J’en viens maintenant aux sujets de fond qui ont fait couler beaucoup d’encre, en particulier les sujets relatifs à l’agriculture.

Nous avons écouté les demandes du Sénat sur la réforme des chambres d’agriculture de région, qui ne pourra se faire qu’après accord de deux tiers des chambres infrarégionales.

Nous avons pris en compte la demande du Sénat d’inscrire en dur les ordonnances Égalim et de faire une exception pour les produits festifs dès que le texte entrera en vigueur ; ce sera, je pense, apprécié par les professionnels alors qu’approchent les fêtes de fin d’année. Enfin, nous mettrons à disposition des parlementaires plusieurs rapports, notamment un rapport des économistes en 2021 fondé sur l’exercice 2020 et le rapport de la mission Papin, qui permettra d’évaluer l’expérimentation du seuil de revente à perte (SRP), prolongée jusqu’au mois d’avril 2023, de manière à permettre à chacun de reprendre la main sur ce texte sur la base de constats réels.

In fine, c’est un texte fourni, je le reconnais volontiers, qui garde la cohérence de ses trois axes initiaux : simplification de l’administration, simplification du quotidien des Français, simplification de la vie des entreprises.

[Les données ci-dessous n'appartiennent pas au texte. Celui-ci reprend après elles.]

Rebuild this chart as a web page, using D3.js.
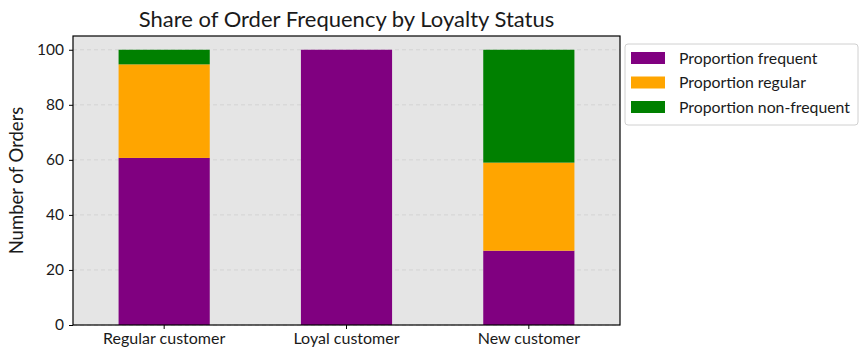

Mesdames, messieurs les sénateurs, la démarche de simplification que nous prônons est concrète et doit s’inscrire dans la durée. Elle doit servir à la relance de notre pays que nous engageons en cette période de crise. Ce projet de loi, qui reflète le travail de coconstruction, contribuera à nous en donner les moyens. C’est pourquoi je vous invite à le voter.